Right-hander Kyle Cody has pitched 12 2/3 innings over six outings this season after missing two years while recovering from Tommy John surgery.
He has two starts left, including Sunday against the Angels, before the Rangers plan to shut him down for the offseason. The last two winters have been filled with rehab work for Cody as he worked his way back from the surgery.
“Getting that rest and recovery may be the best thing for him,” manager Chris Woodward said.
The Rangers still plan for Cody to compete for a spot in the rotation next year even though they know his total innings will be limited. Cody threw a career-high 126 innings in 2017 before developing the elbow problems that led to the surgery on July 19, 2018.
“Whatever that limit is, whatever we decide for next year ... he is going to come in with a chance to earn that spot in the rotation,” Woodward said. “Whether that’s a limited role in the beginning, lesser innings or lesser number of pitches, we’ll figure that out. As of right now, we want him to maintain that starter mentality, and if we have to send him to Triple-A to get a month in just to build him up a little more, then so be it. But I fully expect him to come in and compete for a spot.”
Cody threw a season-high 74 pitches over three innings in his last start against the Astros on Tuesday. The Rangers want to see him get deeper into the game on Sunday against the Angels.
“I think we can extend him,” Woodward said. “We were planning on extending him his last outing; he just threw a ton of pitches. So I think that if he goes 70-80 pitches, he can go through four or even five [innings]. I would definitely keep him out there for that.”
Andrus' future positioning
Will shortstop Elvis Andrus be a utility infielder next season?
That would come only if the Rangers are confident that Anderson Tejeda is ready to complete the jump from Class A and be an everyday shortstop in the Major Leagues. That still seems to be a huge leap of faith for 2021.

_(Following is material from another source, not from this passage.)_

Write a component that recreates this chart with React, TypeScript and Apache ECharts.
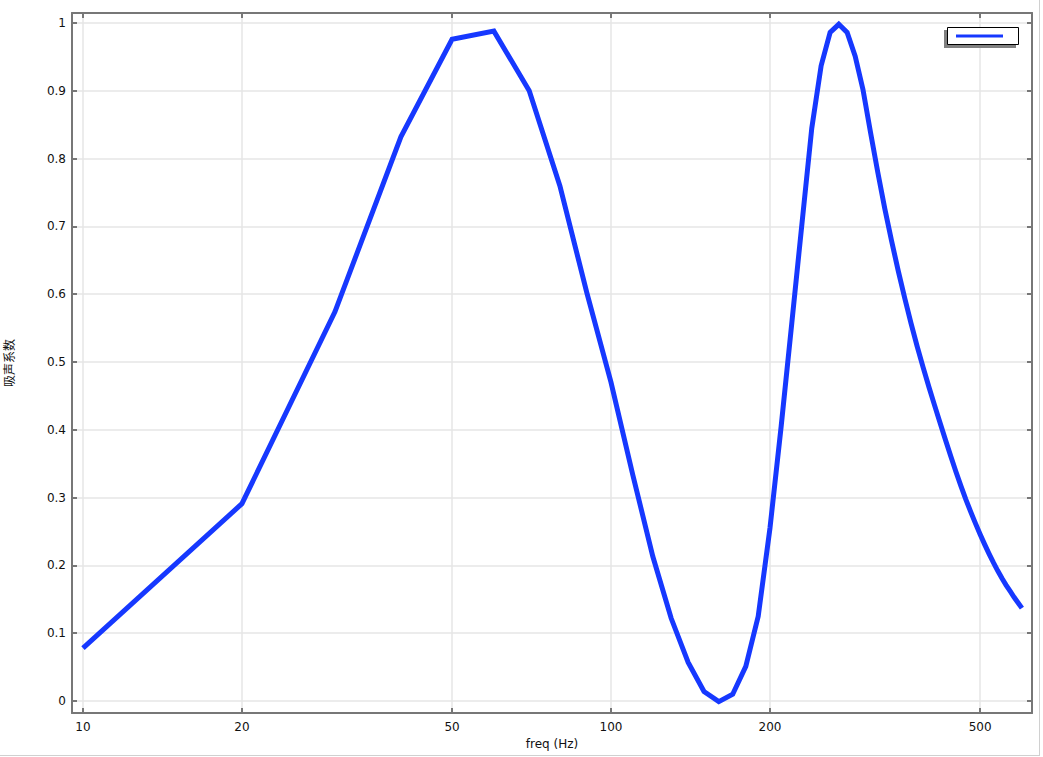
import React, { useEffect, useRef } from "react";
import * as echarts from "echarts";

const freqs = [
  10, 20, 30, 40, 50, 60, 70, 80, 90, 100,
  110, 120, 130, 140, 150, 160, 170, 180, 190, 200,
  210, 220, 230, 240, 250, 260, 270, 280, 290, 300,
  310, 320, 330, 340, 350, 360, 370, 380, 390, 400,
  410, 420, 430, 440, 450, 460, 470, 480, 490, 500,
  510, 520, 530, 540, 550, 560, 570, 580, 590, 600,
];

const absorption = [
  0.078, 0.291, 0.574, 0.832, 0.976, 0.988, 0.9, 0.76, 0.602, 0.47,
  0.333, 0.213, 0.122, 0.057, 0.014, -0.001, 0.01, 0.051, 0.125, 0.255,
  0.405, 0.558, 0.705, 0.845, 0.937, 0.986, 0.998, 0.986, 0.951, 0.902,
  0.839, 0.78, 0.726, 0.678, 0.634, 0.594, 0.557, 0.523, 0.492, 0.463,
  0.436, 0.41, 0.385, 0.361, 0.338, 0.317, 0.297, 0.279, 0.262, 0.246,
  0.231, 0.217, 0.204, 0.192, 0.181, 0.171, 0.162, 0.153, 0.145, 0.137,
];

const xTicks = [10, 20, 50, 100, 200, 500];
const yTicks = [0, 0.1, 0.2, 0.3, 0.4, 0.5, 0.6, 0.7, 0.8, 0.9, 1];

const xName = "freq (Hz)";
const yName = "吸声系数";

const X_MIN = 9.532;
const X_MAX = 627;
const Y_MIN = -0.0177;
const Y_MAX = 1.0147;

const LINE_COLOR = "#1638ff";
const AXIS_COLOR = "#777777";
const GRID_COLOR = "#e6e6e6";
const FONT = "DejaVu Sans";

export default function App() {
  const ref = useRef<HTMLDivElement>(null);

  useEffect(() => {
    if (!ref.current) return;
    const chart = echarts.init(ref.current, null, { renderer: "svg" });

    const tickStyle = { color: AXIS_COLOR, width: 2 };
    const labelStyle = { color: "#111", fontSize: 12, fontFamily: FONT };

    const option: any = {
      animation: false,
      backgroundColor: "#ffffff",
      grid: {
        left: 72,
        right: 11,
        top: 13,
        bottom: 44,
        containLabel: false,
        outerBoundsMode: "none",
      },
      xAxis: [
        {
          type: "log",
          logBase: 10,
          min: X_MIN,
          max: X_MAX,
          position: "bottom",
          name: xName,
          nameLocation: "middle",
          nameGap: 24,
          nameTextStyle: { color: "#111", fontSize: 12, fontFamily: FONT },
          axisLine: { show: true, onZero: false, lineStyle: tickStyle },
          axisTick: { show: true, inside: true, length: 5, lineStyle: tickStyle, customValues: xTicks },
          axisLabel: {
            show: true,
            customValues: xTicks,
            margin: 8,
            formatter: (v: number) => String(Math.round(v)),
            ...labelStyle,
          },
          splitLine: { show: true, lineStyle: { color: GRID_COLOR, width: 1.5 } },
          minorTick: { show: false },
          minorSplitLine: { show: false },
        },
        {
          type: "log",
          logBase: 10,
          min: X_MIN,
          max: X_MAX,
          position: "top",
          axisLine: { show: true, onZero: false, lineStyle: tickStyle },
          axisTick: { show: true, inside: true, length: 5, lineStyle: tickStyle, customValues: xTicks },
          axisLabel: { show: false },
          splitLine: { show: false },
        },
      ],
      yAxis: [
        {
          type: "value",
          min: Y_MIN,
          max: Y_MAX,
          position: "left",
          name: yName,
          nameLocation: "middle",
          nameRotate: 90,
          nameGap: 58,
          nameTextStyle: { color: "#111", fontSize: 12, fontFamily: "Noto Sans CJK SC" },
          axisLine: { show: true, onZero: false, lineStyle: tickStyle },
          axisTick: { show: true, inside: true, length: 5, lineStyle: tickStyle, customValues: yTicks },
          axisLabel: {
            show: true,
            customValues: yTicks,
            margin: 6,
            formatter: (v: number) => String(parseFloat(v.toFixed(2))),
            ...labelStyle,
          },
          splitLine: { show: true, lineStyle: { color: GRID_COLOR, width: 1.5 } },
        },
        {
          type: "value",
          min: Y_MIN,
          max: Y_MAX,
          position: "right",
          axisLine: { show: true, onZero: false, lineStyle: tickStyle },
          axisTick: { show: true, inside: true, length: 5, lineStyle: tickStyle, customValues: yTicks },
          axisLabel: { show: false },
          splitLine: { show: false },
        },
      ],
      series: [
        {
          type: "line",
          xAxisIndex: 0,
          yAxisIndex: 0,
          data: freqs.map((f, i) => [f, absorption[i]]),
          symbol: "none",
          lineStyle: { color: LINE_COLOR, width: 5, join: "miter" },
          z: 5,
        },
      ],
      graphic: [
        { type: "rect", shape: { x: 944, y: 30, width: 72, height: 18 }, style: { fill: "#808080" }, z: 100 },
        { type: "rect", shape: { x: 947.5, y: 27.5, width: 71, height: 17 }, style: { fill: "#ffffff", stroke: "#000000", lineWidth: 1 }, z: 101 },
        { type: "line", shape: { x1: 956, y1: 36, x2: 1003, y2: 36 }, style: { stroke: LINE_COLOR, lineWidth: 3 }, z: 102 },
        { type: "line", shape: { x1: 1039.5, y1: 0, x2: 1039.5, y2: 756 }, style: { stroke: "#d0d0d0", lineWidth: 1 }, z: 100 },
        { type: "line", shape: { x1: 0, y1: 755.5, x2: 1040, y2: 755.5 }, style: { stroke: "#d0d0d0", lineWidth: 1 }, z: 100 },
      ],
    };

    chart.setOption(option);
    return () => chart.dispose();
  }, []);

  return (
    <div
      ref={ref}
      style={{ position: "fixed", left: 0, top: 0, width: 1043, height: 757, background: "#fff" }}
    />
  );
}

But Woodward said Andrus could handle the transition to being a utility player, if needed.
“That would be a challenge, especially since he's never played another position,” Woodward said. “I think, honestly, the biggest thing will be the second base one, if that's where we go, just because it's a different -- it’s on the other side of the field. Third base is very similar, you're just a little more pull.
“But I know Elvis believes he's still the everyday shortstop, and I want him to believe that. He's obviously got to come in and prove that, but if we happen to move him around a little bit, it's going to be a little bit of an adjustment. But I think he’ll be fine.”
Woodward salutes alternate camp
The Rangers' alternate training site has come to a close and it has been a busy summer. Texas has used 48 players this season and most of them either worked out at the alternate site or had to go there to do their rehab and extra work at some point.
The Rangers used 18 rookies this season, including nine who made their Major League debuts.
Woodward praised the work of the staff at the alternate training site, which included field coordinator Matt Hagen, infield coordinator Kenny Holmerg, Double-A manager Bobby Wilson, hitting coaches Cody Atkinson, Brad Flanders and Josue Perez, as well as pitching coaches Jono Armold and Brendan Sagara.
“It's different, and I applaud not only the players, but the staff and what they've been able to accomplish with so little,” Woodward said. “They've had to be really creative. It's not the ideal situation, but we made the most of it. In some ways, it's like a Triple-A environment a little bit, where some guys aren't happy to be there, but they're still getting their work in.”